The plight of the destitute anywhere and the roots of their global misery are glossed over if not ignored, as these may well spoil the mood of the lavish gala. Delicate hors d’oeuvre can “go off” easily in the wrong setting.
And thus participants nibbled on canapés and sipped champagne while they made small talk about big issues, posturing grandiosely and collectively over grave matters beyond their individual control. The WEF bash began in 1972 by Swiss economist and founding chairman Professor Klaus Schwab for promoting public-private partnerships to improve the state of the world.
Alas, this temporal sphere is also a world of states, so for political leaders as for businessmen, expediency rules – whatever the official slogans and the rhetoric. Davos this year was particularly heavy on attendance by national leaders, yet neither the content nor the delivery of their speeches impressed.
Their mutual rivalry for foreign investment and a general lack of vision and imagination took their toll. Their apparent distraction by national challenges back home reportedly also made a dent. Still, the WEF machinery trundles on regardless, even if serious activists and concerned policymakers are more anxious to address challenges than talk about them.
As a simple test of efficacy, what have 46 years of pontification at a luxury winter resort done for the world or its inhabitants – particularly the needy?
Only more reasons to have more of such posh confabs, especially since none of the previous ones delivered completely if at all. And so it goes on.
Another irony lies in Davos offering itself to those who still need reforming to present themselves as leading reformists. And those who seriously need reforming do not bother to go. The first sitting US President to attend was Bill Clinton in 2000, becoming a serial attendee since. Both generations of George Bushes never attended.
For those who do, Davos is something of a coming-out party, a graduation ceremony or valedictory ball for rising stars. The star of last year’s show was Chinese President Xi Jinping, whose nationalism from the East China Sea and the South China Sea to Doklam seemed clear enough.
Yet Xi’s chosen themes of free trade and open markets with an eye on climate change at Davos 2017 proved timely and rewarding. These contrasted with what continues to be perceived as US insularity. The ultra-nationalism of Indian Prime Minister Narendra Modi’s Bharatiya Janata Party (BJP) is no secret. Yet this year it was Modi’s time to shine as the star turn, pressing home the point about the need for globalisation.
Modi’s speech avoided any reference to India’s trade protectionist policies, however. At last, Third World leaders have learned from their Western counterparts to say wonderful things to foreign leaders at festive party occasions regardless of the reality on the ground.
Not least, much speculation during the week centred on whether US President Donald Trump would attend. The prevailing wisdom was that he would certainly not.

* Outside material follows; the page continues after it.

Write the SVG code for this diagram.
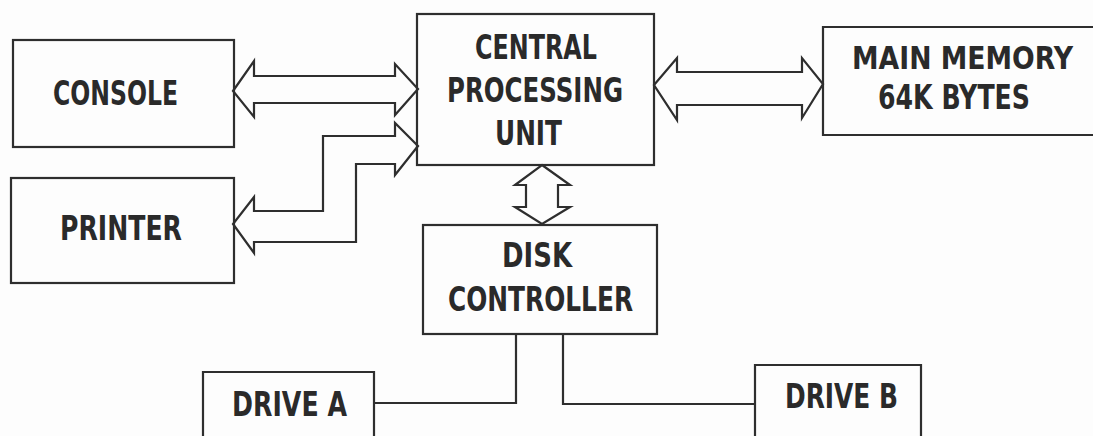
<svg xmlns="http://www.w3.org/2000/svg" width="1093" height="436" viewBox="0 0 1093 436">
<style>
.box{fill:none;stroke:#2e2e2e;stroke-width:2.2}
.con{fill:none;stroke:#2e2e2e;stroke-width:2.2;stroke-linejoin:miter}
.lbl{font-family:"DejaVu Sans Condensed","Liberation Sans",sans-serif;font-weight:bold;font-size:33px;fill:#2a2a2a}
.sm{font-size:32px}
</style>
<rect x="0" y="0" width="1093" height="436" fill="#fdfdfd"/>
<g id="connectors">
<polygon class="con" points="233,91 254,61 254,76 395,76 395,64 418,89 395,115 395,103 254,103 254,117"/>
<polygon class="con" points="418,146 395,123 395,136 323,136 323,211 254,211 254,197 233,224 254,253 254,242 356,242 356,164 395,164 395,175"/>
<polygon class="con" points="654,85 677,58 677,72 802,72 802,58 823,84 802,118 802,105 677,105 677,120"/>
<polygon class="con" points="542,165 570,185 558,185 558,207 570,207 542,224 515,207 526,207 526,185 515,185"/>
<polyline class="con" points="516,334 516,403 374,403"/>
<polyline class="con" points="563,334 563,404 755,404"/>
</g>
<g id="console">
<rect class="box" x="13" y="40" width="221" height="107"/>
<text class="lbl" x="53" y="105" textLength="125" lengthAdjust="spacingAndGlyphs">CONSOLE</text>
</g>
<g id="printer">
<rect class="box" x="11" y="178" width="223" height="105"/>
<text class="lbl" x="60" y="240" textLength="122" lengthAdjust="spacingAndGlyphs">PRINTER</text>
</g>
<g id="cpu">
<rect class="box" x="417" y="14" width="237" height="151"/>
<text class="lbl" x="475" y="59" textLength="122" lengthAdjust="spacingAndGlyphs">CENTRAL</text>
<text class="lbl" x="447" y="102" textLength="176" lengthAdjust="spacingAndGlyphs">PROCESSING</text>
<text class="lbl" x="495" y="145" textLength="67" lengthAdjust="spacingAndGlyphs">UNIT</text>
</g>
<g id="memory">
<path class="box" d="M1093,27 H823 V135 H1093"/>
<text class="lbl sm" x="852" y="69" textLength="221" lengthAdjust="spacingAndGlyphs">MAIN MEMORY</text>
<text class="lbl" x="878" y="109" textLength="152" lengthAdjust="spacingAndGlyphs">64K BYTES</text>
</g>
<g id="disk">
<rect class="box" x="423" y="225" width="234" height="109"/>
<text class="lbl" x="502" y="267" textLength="70" lengthAdjust="spacingAndGlyphs">DISK</text>
<text class="lbl" x="448" y="311" textLength="185" lengthAdjust="spacingAndGlyphs">CONTROLLER</text>
</g>
<g id="driveA">
<path class="box" d="M203,436 V372 H374 V436"/>
<text class="lbl" x="232" y="416" textLength="115" lengthAdjust="spacingAndGlyphs">DRIVE A</text>
</g>
<g id="driveB">
<path class="box" d="M755,436 V365 H921 V436"/>
<text class="lbl" x="785" y="408" textLength="113" lengthAdjust="spacingAndGlyphs">DRIVE B</text>
</g>
</svg>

The WEF might have taken some dubious credit for that kind of expectation. Among the predictions of Davos 2016 was that Trump would lose the presidential election later that year. So to confound critics and pundits alike once again, Trump swept into Davos from across the Atlantic like the Westerlies, the anti-trades winds, in turns gusty and gutsy.
After all, the WEF involves talking a lot about many things by assorted blowhards and diehards, whether or not the stated commitments would actually materialise. How could Trump resist such an opportunity?

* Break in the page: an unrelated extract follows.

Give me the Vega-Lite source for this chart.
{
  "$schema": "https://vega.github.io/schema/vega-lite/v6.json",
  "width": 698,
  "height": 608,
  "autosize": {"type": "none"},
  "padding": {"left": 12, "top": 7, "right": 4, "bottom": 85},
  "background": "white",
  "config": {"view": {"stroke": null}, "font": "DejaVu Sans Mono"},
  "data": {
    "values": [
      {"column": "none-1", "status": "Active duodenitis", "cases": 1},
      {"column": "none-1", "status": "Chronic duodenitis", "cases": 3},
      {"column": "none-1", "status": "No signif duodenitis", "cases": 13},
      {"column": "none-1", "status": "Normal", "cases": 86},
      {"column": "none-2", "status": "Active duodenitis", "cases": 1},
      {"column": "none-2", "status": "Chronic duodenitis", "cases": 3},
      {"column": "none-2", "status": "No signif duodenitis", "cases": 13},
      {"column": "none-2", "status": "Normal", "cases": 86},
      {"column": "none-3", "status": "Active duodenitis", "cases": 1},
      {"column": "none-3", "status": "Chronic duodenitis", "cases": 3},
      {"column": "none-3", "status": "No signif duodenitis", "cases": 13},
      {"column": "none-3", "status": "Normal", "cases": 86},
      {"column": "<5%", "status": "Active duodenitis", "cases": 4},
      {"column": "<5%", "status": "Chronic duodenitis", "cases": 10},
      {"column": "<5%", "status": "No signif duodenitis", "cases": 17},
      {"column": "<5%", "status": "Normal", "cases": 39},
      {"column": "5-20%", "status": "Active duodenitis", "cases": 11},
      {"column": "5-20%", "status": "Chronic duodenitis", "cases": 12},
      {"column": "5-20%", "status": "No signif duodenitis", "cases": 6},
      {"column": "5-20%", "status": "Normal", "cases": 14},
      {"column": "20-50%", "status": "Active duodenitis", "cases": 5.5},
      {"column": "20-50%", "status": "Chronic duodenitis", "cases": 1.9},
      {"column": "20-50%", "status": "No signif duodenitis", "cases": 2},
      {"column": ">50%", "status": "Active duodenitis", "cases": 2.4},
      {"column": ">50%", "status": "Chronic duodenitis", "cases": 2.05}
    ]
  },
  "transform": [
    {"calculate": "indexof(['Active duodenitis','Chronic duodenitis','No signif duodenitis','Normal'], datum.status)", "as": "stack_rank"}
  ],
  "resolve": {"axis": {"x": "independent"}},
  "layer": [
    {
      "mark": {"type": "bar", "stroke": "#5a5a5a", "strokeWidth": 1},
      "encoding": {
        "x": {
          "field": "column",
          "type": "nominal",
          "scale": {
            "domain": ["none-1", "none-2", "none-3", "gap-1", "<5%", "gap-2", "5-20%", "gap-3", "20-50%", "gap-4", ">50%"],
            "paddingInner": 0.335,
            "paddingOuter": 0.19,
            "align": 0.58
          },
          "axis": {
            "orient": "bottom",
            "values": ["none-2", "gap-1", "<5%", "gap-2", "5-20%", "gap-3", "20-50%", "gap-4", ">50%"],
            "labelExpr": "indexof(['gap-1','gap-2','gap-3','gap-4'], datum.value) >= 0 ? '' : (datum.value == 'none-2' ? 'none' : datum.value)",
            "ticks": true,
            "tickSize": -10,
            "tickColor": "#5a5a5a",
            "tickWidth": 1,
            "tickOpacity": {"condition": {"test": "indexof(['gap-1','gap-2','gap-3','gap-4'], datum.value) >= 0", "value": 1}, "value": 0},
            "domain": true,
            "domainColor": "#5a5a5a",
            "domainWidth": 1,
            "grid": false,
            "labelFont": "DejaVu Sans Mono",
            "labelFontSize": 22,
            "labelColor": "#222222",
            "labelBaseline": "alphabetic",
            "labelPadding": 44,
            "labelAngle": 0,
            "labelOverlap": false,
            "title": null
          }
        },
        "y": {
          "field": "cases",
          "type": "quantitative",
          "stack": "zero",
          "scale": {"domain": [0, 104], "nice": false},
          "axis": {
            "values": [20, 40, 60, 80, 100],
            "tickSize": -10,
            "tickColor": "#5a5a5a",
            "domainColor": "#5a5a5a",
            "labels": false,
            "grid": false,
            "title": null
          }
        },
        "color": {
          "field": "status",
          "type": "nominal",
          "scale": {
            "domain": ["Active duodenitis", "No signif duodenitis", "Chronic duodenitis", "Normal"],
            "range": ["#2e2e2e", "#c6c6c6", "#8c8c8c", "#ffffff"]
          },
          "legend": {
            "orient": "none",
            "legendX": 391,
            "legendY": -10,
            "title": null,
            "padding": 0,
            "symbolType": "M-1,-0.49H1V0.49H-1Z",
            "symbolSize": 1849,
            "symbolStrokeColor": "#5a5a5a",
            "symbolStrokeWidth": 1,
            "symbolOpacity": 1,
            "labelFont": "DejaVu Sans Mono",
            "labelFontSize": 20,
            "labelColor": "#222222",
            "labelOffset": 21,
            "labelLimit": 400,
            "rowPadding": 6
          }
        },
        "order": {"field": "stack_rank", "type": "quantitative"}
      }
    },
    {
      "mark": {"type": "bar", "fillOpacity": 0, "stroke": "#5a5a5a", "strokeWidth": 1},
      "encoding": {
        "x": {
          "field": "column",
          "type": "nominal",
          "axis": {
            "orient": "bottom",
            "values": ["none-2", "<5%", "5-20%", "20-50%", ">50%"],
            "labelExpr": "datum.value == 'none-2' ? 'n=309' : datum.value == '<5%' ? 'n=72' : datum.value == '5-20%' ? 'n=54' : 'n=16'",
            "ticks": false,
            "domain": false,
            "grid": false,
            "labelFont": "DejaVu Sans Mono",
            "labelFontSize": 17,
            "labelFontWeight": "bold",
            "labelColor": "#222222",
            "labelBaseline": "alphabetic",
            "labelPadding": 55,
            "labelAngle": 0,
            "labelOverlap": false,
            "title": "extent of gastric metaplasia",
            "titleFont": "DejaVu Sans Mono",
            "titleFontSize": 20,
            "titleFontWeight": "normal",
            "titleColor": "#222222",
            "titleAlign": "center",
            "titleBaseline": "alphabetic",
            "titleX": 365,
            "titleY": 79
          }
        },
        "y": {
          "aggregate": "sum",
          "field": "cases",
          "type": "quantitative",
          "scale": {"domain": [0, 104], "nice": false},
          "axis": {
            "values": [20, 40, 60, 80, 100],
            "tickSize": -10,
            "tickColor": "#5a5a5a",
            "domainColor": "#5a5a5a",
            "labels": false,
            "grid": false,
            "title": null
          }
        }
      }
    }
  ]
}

Some sceptics have argued that Davos was ill-suited to Trump, that attendees were somehow not his “natural constituency”. In reality he and they may have more in common than any of them would like to admit.
After the recent East Asean Summit which many had also predicted Trump would not attend, but which he did, with some gusto, he seemed to have found his rhythm. This whole conference thing totally seems like fun.
Meanwhile, some Chinese and US media analysts have been debating the extent of Xi’s influence on this year’s proceedings.
Chinese media pundits may be obliged to highlight it while their US counterparts may instinctively reject it. Nonetheless the main themes Xi expounded in 2017 were echoed this year – because of the staying power of the issues themselves.
Few, however, noticed how Modi’s opening address at Davos 2018 contained a reference to Indian democracy as a stabilising factor, which some took as a subtle dig at Chinese authoritarianism. Still, such subtleties are easily lost at these grand soirées. Who can be in the mood to dissect nuances when everyone is too busy competing to mouth blandishments from motherhood and apple pie to pie in the sky?
The technology for teleconferencing has been improving in leaps and bounds for decades, but – like the gross destitution that persists in marginalised communities – nobody seems to have noticed. And so the clamour for the next WEF at Davos continues. Jetsetters will be spending more days at the next intercontinental party, using up more jet fuel to campaign righteously against emissions and global warming.
They will continue to moan about such sins, like a confessional for its cathartic effect, only to commit the same acts again because it’s not sinful when they do it.